### Problem to solve
Retype word for word the first line of the listing and each line after it up to the line with "from bokeh.resources import INLINE", with the pictures taken out.

### Given material
+ + + + +

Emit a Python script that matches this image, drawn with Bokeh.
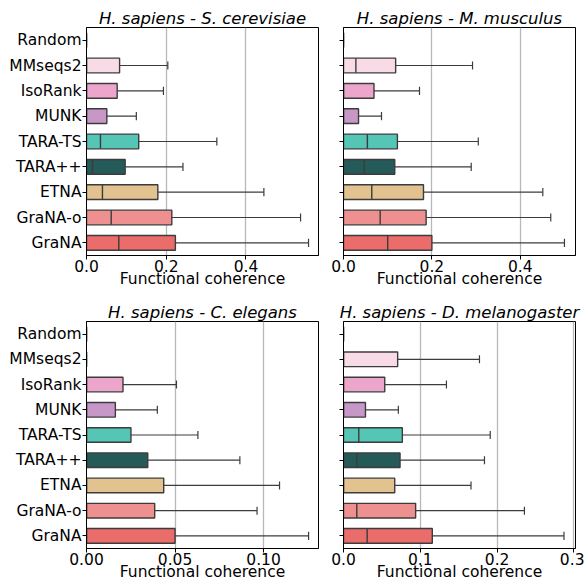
from bokeh.plotting import figure
from bokeh.layouts import gridplot
from bokeh.models import Range1d, FixedTicker, ColumnDataSource
from bokeh.embed import file_html
from bokeh.resources import INLINE

# Methods, listed top to bottom
methods = ["Random", "MMseqs2", "IsoRank", "MUNK", "TARA-TS", "TARA++", "ETNA", "GraNA-o", "GraNA"]
colors = ["#ffffff", "#f9dbe7", "#eca6cb", "#c798c7", "#55c5b5", "#245a58", "#e2c28f", "#ef9090", "#ea6d6c"]

# H. sapiens - S. cerevisiae (lower quartile is 0 everywhere)
sc_median = [0, 0, 0, 0, 0.035, 0.015, 0.040, 0.062, 0.081]
sc_q3 = [0, 0.083, 0.077, 0.051, 0.131, 0.097, 0.179, 0.214, 0.223]
sc_whisker = [0, 0.204, 0.193, 0.125, 0.327, 0.242, 0.445, 0.537, 0.557]

# H. sapiens - M. musculus
mm_median = [0, 0.028, 0, 0, 0.054, 0.047, 0.064, 0.083, 0.100]
mm_q3 = [0, 0.118, 0.069, 0.034, 0.122, 0.116, 0.181, 0.187, 0.200]
mm_whisker = [0, 0.292, 0.172, 0.086, 0.305, 0.289, 0.451, 0.469, 0.500]

# H. sapiens - C. elegans
ce_median = [0, 0, 0, 0, 0, 0, 0, 0, 0]
ce_q3 = [0, 0, 0.0206, 0.0163, 0.0251, 0.0346, 0.0436, 0.0385, 0.0500]
ce_whisker = [0, 0, 0.0508, 0.0400, 0.0629, 0.0866, 0.1090, 0.0963, 0.1254]

# H. sapiens - D. melanogaster
dm_median = [0, 0, 0, 0, 0.0199, 0.0173, 0, 0.0173, 0.0308]
dm_q3 = [0, 0.0705, 0.0537, 0.0286, 0.0766, 0.0736, 0.0667, 0.0939, 0.1156]
dm_whisker = [0, 0.177, 0.134, 0.0714, 0.191, 0.1835, 0.166, 0.2355, 0.287]

FONT = "DejaVu Sans"
LABEL_SIZE = "15.5px"
TITLE_SIZE = "16.5px"
BOX_HALF = 0.29
CAP_HALF = 0.16
EDGE = "#3c3c3c"


def panel(title, median, q3, whisker, xmax, ticks, fmt, show_labels,
          width, height, left, right, top, bottom):
    p = figure(width=width, height=height, output_backend="svg", toolbar_location=None,
               x_range=Range1d(0, xmax), y_range=Range1d(8.5, -0.5),
               min_border_left=left, min_border_right=right,
               min_border_top=top, min_border_bottom=bottom)
    p.title.text = title
    p.title.align = "center"
    p.title.text_font = FONT
    p.title.text_font_size = TITLE_SIZE
    p.title.text_font_style = "italic"
    p.title.text_color = "black"
    p.title.standoff = 0
    p.title.offset = 0

    idx = list(range(len(methods)))
    src = ColumnDataSource(dict(
        y=idx, name=methods, color=colors, med=median, q3=q3, wh=whisker,
        zero=[0] * len(methods),
        top=[i - BOX_HALF for i in idx], bot=[i + BOX_HALF for i in idx],
        ctop=[i - CAP_HALF for i in idx], cbot=[i + CAP_HALF for i in idx],
    ))
    # whisker line and cap
    p.segment(x0="q3", y0="y", x1="wh", y1="y", source=src, line_color=EDGE, line_width=1.2)
    p.segment(x0="wh", y0="ctop", x1="wh", y1="cbot", source=src, line_color=EDGE, line_width=1.2)
    # box from the lower quartile (0) to the upper quartile
    p.quad(left="zero", right="q3", top="top", bottom="bot", source=src,
           fill_color="color", line_color=EDGE, line_width=1.4)
    # median
    p.segment(x0="med", y0="top", x1="med", y1="bot", source=src, line_color=EDGE, line_width=1.4)

    p.xaxis.ticker = FixedTicker(ticks=ticks)
    p.xaxis.major_label_overrides = {t: fmt.format(t) for t in ticks}
    p.yaxis.ticker = FixedTicker(ticks=idx)
    if show_labels:
        p.yaxis.major_label_overrides = {i: m for i, m in enumerate(methods)}
    else:
        p.yaxis.major_label_overrides = {i: "" for i in idx}
    p.xaxis.axis_label = "Functional coherence"

    for ax in (p.xaxis, p.yaxis):
        ax.axis_line_color = "black"
        ax.axis_line_width = 1
        ax.major_tick_line_color = "black"
        ax.major_tick_out = 4
        ax.major_tick_in = 0
        ax.minor_tick_line_color = None
        ax.major_label_text_font = FONT
        ax.major_label_text_font_size = LABEL_SIZE
        ax.major_label_text_color = "black"
        ax.axis_label_text_font = FONT
        ax.axis_label_text_font_size = LABEL_SIZE
        ax.axis_label_text_font_style = "normal"
        ax.axis_label_text_color = "black"
    p.xaxis.major_label_standoff = 0
    p.xaxis.axis_label_standoff = -5
    p.yaxis.major_label_standoff = 1

    p.xgrid.grid_line_color = "#b8b8b8"
    p.xgrid.grid_line_width = 1.3
    p.ygrid.grid_line_color = None
    p.outline_line_color = "black"
    p.outline_line_width = 1
    p.outline_line_alpha = 1
    p.background_fill_color = "white"
    p.border_fill_color = "white"
    return p


p1 = panel("H. sapiens - S. cerevisiae", sc_median, sc_q3, sc_whisker, 0.582,
           [0.0, 0.2, 0.4], "{:.1f}", True, 330, 290, 86, 11, 27, 35)
p2 = panel("H. sapiens - M. musculus", mm_median, mm_q3, mm_whisker, 0.525,
           [0.0, 0.2, 0.4], "{:.1f}", False, 254, 290, 13, 9, 27, 35)
p3 = panel("H. sapiens - C. elegans", ce_median, ce_q3, ce_whisker, 0.131,
           [0.0, 0.05, 0.10], "{:.2f}", True, 330, 293, 86, 12, 31, 35)
p4 = panel("H. sapiens - D. melanogaster", dm_median, dm_q3, dm_whisker, 0.302,
           [0.0, 0.1, 0.2, 0.3], "{:.1f}", False, 254, 293, 13, 9, 31, 35)

grid = gridplot([[p1, p2], [p3, p4]], toolbar_location=None)

open("out.html", "w").write(file_html(grid, INLINE))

+ + + + +

### Written solution
Emit a Python script that matches this image, drawn with Bokeh.
from bokeh.plotting import figure
from bokeh.layouts import gridplot
from bokeh.models import Range1d, FixedTicker, ColumnDataSource
from bokeh.embed import file_html
from bokeh.resources import INLINE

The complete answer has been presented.